## Provided material
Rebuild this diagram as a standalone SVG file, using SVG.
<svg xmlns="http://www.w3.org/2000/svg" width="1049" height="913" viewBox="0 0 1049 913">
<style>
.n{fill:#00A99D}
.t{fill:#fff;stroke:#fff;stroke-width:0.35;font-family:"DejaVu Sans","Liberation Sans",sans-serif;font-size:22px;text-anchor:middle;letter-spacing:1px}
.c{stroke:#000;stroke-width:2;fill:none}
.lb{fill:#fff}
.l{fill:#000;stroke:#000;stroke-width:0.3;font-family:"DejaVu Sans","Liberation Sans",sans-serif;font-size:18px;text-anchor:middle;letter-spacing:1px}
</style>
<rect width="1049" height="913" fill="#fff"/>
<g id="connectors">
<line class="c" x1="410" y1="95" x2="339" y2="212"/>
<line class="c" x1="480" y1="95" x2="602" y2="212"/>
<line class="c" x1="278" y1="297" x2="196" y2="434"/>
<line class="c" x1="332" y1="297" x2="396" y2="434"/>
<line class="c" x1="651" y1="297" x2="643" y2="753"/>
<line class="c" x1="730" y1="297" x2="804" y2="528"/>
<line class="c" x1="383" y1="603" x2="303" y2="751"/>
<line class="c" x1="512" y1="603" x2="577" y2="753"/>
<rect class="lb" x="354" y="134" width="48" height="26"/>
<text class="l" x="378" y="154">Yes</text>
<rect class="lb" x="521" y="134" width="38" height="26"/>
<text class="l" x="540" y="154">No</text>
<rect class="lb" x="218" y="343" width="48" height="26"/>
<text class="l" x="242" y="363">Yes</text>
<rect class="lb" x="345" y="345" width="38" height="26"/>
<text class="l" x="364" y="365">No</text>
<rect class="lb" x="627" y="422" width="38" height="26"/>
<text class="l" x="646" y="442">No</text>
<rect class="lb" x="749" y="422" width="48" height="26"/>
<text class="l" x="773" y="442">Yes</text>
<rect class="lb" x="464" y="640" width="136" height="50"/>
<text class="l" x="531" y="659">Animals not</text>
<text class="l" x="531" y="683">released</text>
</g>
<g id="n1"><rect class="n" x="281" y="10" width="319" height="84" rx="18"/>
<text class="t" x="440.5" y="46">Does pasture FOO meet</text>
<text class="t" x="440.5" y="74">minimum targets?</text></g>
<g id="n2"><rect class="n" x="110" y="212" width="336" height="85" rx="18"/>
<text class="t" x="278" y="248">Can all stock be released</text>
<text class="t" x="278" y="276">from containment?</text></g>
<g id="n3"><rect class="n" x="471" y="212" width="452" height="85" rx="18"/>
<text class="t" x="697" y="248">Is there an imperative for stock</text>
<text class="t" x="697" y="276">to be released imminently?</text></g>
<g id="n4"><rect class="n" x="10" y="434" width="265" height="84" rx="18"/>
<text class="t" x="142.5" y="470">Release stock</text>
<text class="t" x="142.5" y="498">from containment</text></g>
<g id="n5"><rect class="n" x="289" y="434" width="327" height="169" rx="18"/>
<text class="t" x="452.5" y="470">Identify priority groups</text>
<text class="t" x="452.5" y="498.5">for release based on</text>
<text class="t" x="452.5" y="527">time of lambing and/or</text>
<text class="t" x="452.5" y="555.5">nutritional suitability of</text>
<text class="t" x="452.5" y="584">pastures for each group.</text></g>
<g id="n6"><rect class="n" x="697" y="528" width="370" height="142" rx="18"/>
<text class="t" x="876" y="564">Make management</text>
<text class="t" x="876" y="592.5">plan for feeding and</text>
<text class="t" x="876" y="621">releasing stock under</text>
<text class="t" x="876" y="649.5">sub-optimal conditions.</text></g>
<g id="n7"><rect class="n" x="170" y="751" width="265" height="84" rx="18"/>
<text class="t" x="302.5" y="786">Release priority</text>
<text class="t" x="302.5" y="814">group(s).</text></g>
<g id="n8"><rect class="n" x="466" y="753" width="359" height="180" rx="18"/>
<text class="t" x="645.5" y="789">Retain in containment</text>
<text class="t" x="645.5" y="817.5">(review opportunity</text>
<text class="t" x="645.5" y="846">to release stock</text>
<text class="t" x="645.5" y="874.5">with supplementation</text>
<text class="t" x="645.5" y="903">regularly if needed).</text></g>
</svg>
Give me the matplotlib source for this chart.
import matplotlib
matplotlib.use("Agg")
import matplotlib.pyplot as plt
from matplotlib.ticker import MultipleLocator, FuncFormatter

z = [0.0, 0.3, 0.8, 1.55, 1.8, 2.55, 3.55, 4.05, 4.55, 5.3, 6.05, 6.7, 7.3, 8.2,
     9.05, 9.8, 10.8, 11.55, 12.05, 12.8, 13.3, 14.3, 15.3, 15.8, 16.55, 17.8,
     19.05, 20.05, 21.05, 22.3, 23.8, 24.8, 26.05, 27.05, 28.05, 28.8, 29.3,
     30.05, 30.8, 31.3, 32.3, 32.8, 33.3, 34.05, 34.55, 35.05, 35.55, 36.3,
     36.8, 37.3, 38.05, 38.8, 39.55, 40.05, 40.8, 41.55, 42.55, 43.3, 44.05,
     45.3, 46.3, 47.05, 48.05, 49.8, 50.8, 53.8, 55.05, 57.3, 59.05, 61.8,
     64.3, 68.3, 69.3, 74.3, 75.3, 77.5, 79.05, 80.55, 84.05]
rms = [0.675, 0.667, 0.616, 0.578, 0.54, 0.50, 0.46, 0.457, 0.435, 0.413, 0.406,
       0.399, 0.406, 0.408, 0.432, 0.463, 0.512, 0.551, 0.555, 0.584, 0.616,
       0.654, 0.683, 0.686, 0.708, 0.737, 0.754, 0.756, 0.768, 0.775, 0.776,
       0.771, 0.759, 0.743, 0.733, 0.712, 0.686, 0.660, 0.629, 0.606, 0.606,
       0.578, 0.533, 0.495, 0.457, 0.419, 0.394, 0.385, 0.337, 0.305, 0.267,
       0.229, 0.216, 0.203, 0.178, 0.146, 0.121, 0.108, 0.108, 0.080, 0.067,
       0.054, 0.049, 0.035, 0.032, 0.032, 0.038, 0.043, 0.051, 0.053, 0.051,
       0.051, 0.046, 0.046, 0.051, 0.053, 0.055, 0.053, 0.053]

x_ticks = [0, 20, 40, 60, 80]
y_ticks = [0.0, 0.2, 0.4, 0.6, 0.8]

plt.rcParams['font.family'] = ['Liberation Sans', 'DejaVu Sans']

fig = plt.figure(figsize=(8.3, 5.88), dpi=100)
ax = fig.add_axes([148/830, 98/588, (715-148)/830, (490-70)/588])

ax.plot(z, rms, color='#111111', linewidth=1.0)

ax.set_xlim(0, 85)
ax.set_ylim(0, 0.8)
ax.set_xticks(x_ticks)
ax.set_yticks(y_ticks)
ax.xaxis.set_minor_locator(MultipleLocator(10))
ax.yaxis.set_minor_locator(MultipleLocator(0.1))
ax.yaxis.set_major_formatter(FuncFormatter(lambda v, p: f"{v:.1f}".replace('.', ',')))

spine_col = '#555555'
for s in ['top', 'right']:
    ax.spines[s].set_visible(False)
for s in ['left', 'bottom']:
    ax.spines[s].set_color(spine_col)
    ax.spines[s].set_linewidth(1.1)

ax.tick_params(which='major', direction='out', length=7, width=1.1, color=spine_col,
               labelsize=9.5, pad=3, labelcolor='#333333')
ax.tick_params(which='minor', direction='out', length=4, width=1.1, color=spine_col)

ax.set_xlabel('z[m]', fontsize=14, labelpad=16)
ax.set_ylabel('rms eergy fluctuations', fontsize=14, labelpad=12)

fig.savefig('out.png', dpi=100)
--
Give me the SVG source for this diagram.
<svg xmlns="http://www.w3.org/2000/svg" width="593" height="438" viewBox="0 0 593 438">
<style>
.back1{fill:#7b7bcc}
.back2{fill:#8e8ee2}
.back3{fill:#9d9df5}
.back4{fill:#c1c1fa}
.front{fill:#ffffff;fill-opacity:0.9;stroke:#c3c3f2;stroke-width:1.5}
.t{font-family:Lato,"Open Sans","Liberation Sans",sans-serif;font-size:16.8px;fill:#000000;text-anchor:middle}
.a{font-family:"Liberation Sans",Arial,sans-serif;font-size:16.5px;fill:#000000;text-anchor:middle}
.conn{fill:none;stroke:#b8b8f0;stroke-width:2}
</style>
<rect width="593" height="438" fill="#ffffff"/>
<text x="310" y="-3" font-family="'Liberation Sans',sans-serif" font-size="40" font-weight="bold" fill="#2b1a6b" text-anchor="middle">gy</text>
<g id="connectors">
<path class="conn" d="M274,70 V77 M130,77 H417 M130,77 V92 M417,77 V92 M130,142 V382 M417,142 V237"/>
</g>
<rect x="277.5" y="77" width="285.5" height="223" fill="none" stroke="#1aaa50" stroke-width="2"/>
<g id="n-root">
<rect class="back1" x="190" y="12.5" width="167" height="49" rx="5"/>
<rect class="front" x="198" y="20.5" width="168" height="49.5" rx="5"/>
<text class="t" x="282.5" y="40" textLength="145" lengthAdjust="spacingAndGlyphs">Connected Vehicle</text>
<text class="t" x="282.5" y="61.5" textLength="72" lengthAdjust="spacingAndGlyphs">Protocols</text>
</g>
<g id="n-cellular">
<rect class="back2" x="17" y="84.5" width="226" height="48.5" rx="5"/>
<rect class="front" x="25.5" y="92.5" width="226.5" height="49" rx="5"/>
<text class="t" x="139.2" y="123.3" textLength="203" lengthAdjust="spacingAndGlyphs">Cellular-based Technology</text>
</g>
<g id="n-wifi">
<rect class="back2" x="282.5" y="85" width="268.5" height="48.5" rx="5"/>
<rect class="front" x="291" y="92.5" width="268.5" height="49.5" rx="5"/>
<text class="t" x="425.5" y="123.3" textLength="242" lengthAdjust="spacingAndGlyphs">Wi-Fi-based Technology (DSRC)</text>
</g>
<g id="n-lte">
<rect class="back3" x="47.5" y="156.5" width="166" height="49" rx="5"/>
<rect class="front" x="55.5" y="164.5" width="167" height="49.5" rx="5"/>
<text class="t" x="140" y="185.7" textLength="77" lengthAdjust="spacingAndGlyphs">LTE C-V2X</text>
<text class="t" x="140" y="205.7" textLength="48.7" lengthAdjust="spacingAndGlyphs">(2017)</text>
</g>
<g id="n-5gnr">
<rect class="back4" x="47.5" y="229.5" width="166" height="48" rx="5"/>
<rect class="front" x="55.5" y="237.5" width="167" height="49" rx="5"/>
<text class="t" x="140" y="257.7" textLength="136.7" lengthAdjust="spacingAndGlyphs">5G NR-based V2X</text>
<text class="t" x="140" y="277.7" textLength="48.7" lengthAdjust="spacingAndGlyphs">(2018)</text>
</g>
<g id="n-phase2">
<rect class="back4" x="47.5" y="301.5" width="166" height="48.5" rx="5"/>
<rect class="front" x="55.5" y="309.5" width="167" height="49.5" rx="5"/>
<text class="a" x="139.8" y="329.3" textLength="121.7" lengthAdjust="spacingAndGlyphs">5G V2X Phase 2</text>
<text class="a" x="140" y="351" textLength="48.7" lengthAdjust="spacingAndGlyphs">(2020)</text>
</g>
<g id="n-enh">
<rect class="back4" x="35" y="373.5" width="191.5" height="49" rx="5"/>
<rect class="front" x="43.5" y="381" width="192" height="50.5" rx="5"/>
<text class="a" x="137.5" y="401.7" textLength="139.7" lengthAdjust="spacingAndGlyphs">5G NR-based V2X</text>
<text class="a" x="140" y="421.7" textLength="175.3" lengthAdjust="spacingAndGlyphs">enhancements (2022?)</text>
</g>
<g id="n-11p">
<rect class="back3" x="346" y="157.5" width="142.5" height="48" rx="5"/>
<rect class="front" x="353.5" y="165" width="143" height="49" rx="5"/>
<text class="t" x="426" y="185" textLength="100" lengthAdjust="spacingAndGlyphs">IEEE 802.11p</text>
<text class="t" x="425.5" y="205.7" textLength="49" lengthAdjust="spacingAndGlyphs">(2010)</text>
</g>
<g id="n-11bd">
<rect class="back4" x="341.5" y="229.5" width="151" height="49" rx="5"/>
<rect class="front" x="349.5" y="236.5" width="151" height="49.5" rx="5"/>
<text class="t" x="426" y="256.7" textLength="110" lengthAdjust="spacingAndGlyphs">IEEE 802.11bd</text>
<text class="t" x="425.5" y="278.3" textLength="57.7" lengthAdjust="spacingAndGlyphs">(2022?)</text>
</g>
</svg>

## What is being asked
Provide the number of lines in the entries that include "Give", and no other text.

## Correct output
2